**What is needed:** Transcribe the whole listing without a single picture.

____________________

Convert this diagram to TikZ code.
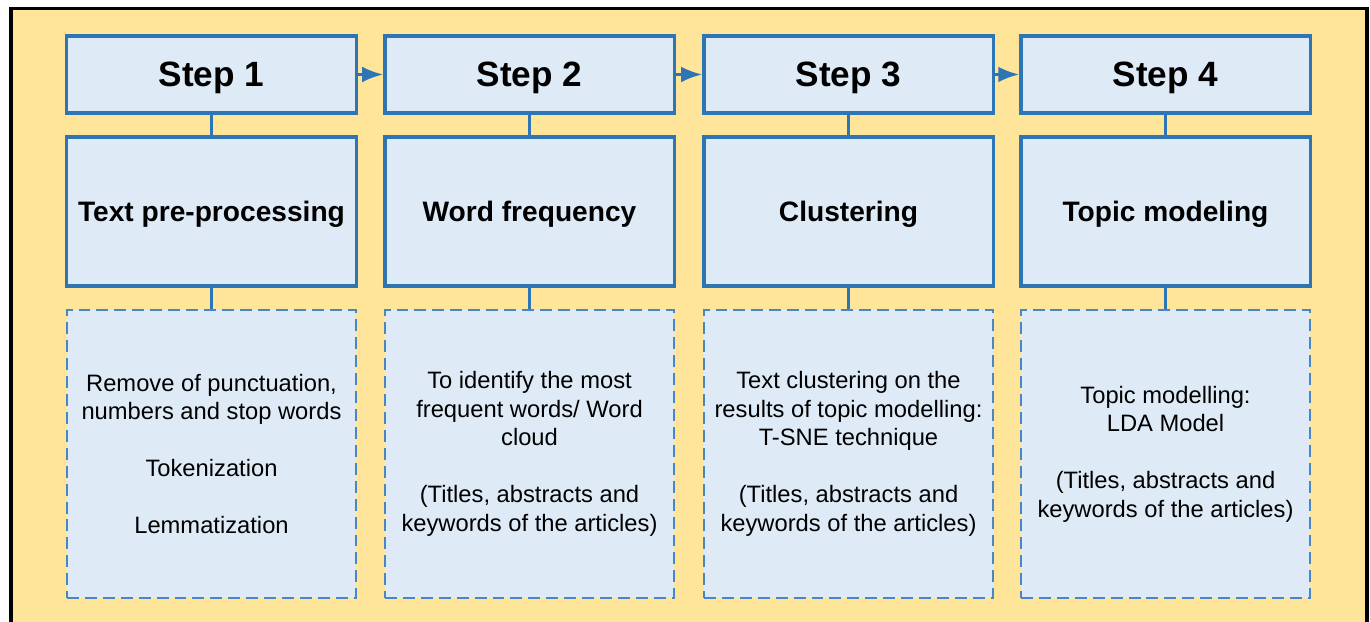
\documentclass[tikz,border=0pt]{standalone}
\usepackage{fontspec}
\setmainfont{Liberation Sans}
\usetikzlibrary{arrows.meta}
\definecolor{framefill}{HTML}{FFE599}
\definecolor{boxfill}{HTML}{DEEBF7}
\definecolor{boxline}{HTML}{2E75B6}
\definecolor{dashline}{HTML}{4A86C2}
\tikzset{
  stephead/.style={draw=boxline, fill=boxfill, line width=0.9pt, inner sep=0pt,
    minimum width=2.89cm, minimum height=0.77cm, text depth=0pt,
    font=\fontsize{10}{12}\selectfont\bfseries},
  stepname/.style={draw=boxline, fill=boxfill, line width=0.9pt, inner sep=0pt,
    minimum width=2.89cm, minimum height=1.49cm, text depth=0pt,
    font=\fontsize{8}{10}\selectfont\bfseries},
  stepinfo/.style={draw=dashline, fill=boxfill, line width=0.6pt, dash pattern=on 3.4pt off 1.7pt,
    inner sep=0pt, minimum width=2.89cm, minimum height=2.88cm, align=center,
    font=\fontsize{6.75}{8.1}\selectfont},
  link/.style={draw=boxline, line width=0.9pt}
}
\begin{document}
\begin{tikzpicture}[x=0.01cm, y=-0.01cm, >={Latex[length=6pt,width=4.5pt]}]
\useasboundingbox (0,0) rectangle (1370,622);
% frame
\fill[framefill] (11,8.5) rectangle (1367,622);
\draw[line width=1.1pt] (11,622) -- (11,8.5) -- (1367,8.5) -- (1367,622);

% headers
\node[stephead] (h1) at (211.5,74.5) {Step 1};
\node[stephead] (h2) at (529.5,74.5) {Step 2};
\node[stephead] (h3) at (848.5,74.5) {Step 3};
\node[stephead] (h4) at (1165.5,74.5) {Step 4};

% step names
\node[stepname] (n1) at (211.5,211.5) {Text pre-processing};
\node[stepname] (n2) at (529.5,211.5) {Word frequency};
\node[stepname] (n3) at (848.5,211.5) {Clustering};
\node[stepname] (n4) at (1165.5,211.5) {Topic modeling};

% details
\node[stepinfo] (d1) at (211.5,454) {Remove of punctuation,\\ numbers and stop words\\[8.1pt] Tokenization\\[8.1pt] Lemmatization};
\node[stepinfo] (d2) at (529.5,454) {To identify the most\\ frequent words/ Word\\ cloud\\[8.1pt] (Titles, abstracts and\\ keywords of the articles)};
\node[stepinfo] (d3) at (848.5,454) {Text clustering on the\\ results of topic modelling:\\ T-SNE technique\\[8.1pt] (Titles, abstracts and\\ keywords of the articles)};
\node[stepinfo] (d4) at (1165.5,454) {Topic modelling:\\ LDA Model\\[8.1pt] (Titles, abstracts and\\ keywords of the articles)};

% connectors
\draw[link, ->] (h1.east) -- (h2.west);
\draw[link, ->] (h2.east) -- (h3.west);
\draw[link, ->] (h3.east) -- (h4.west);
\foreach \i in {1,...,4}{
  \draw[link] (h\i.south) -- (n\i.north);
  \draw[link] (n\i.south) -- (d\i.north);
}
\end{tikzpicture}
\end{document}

____________________

**Solution to this problem:**
Convert this diagram to TikZ code.
\documentclass[tikz,border=0pt]{standalone}
\usepackage{fontspec}
\setmainfont{Liberation Sans}
\usetikzlibrary{arrows.meta}
\definecolor{framefill}{HTML}{FFE599}
\definecolor{boxfill}{HTML}{DEEBF7}
\definecolor{boxline}{HTML}{2E75B6}
\definecolor{dashline}{HTML}{4A86C2}
\tikzset{
  stephead/.style={draw=boxline, fill=boxfill, line width=0.9pt, inner sep=0pt,
    minimum width=2.89cm, minimum height=0.77cm, text depth=0pt,
    font=\fontsize{10}{12}\selectfont\bfseries},
  stepname/.style={draw=boxline, fill=boxfill, line width=0.9pt, inner sep=0pt,
    minimum width=2.89cm, minimum height=1.49cm, text depth=0pt,
    font=\fontsize{8}{10}\selectfont\bfseries},
  stepinfo/.style={draw=dashline, fill=boxfill, line width=0.6pt, dash pattern=on 3.4pt off 1.7pt,
    inner sep=0pt, minimum width=2.89cm, minimum height=2.88cm, align=center,
    font=\fontsize{6.75}{8.1}\selectfont},
  link/.style={draw=boxline, line width=0.9pt}
}
\begin{document}
\begin{tikzpicture}[x=0.01cm, y=-0.01cm, >={Latex[length=6pt,width=4.5pt]}]
\useasboundingbox (0,0) rectangle (1370,622);
% frame
\fill[framefill] (11,8.5) rectangle (1367,622);
\draw[line width=1.1pt] (11,622) -- (11,8.5) -- (1367,8.5) -- (1367,622);

% headers
\node[stephead] (h1) at (211.5,74.5) {Step 1};
\node[stephead] (h2) at (529.5,74.5) {Step 2};
\node[stephead] (h3) at (848.5,74.5) {Step 3};
\node[stephead] (h4) at (1165.5,74.5) {Step 4};

% step names
\node[stepname] (n1) at (211.5,211.5) {Text pre-processing};
\node[stepname] (n2) at (529.5,211.5) {Word frequency};
\node[stepname] (n3) at (848.5,211.5) {Clustering};
\node[stepname] (n4) at (1165.5,211.5) {Topic modeling};

% details
\node[stepinfo] (d1) at (211.5,454) {Remove of punctuation,\\ numbers and stop words\\[8.1pt] Tokenization\\[8.1pt] Lemmatization};
\node[stepinfo] (d2) at (529.5,454) {To identify the most\\ frequent words/ Word\\ cloud\\[8.1pt] (Titles, abstracts and\\ keywords of the articles)};
\node[stepinfo] (d3) at (848.5,454) {Text clustering on the\\ results of topic modelling:\\ T-SNE technique\\[8.1pt] (Titles, abstracts and\\ keywords of the articles)};
\node[stepinfo] (d4) at (1165.5,454) {Topic modelling:\\ LDA Model\\[8.1pt] (Titles, abstracts and\\ keywords of the articles)};

% connectors
\draw[link, ->] (h1.east) -- (h2.west);
\draw[link, ->] (h2.east) -- (h3.west);
\draw[link, ->] (h3.east) -- (h4.west);
\foreach \i in {1,...,4}{
  \draw[link] (h\i.south) -- (n\i.north);
  \draw[link] (n\i.south) -- (d\i.north);
}
\end{tikzpicture}
\end{document}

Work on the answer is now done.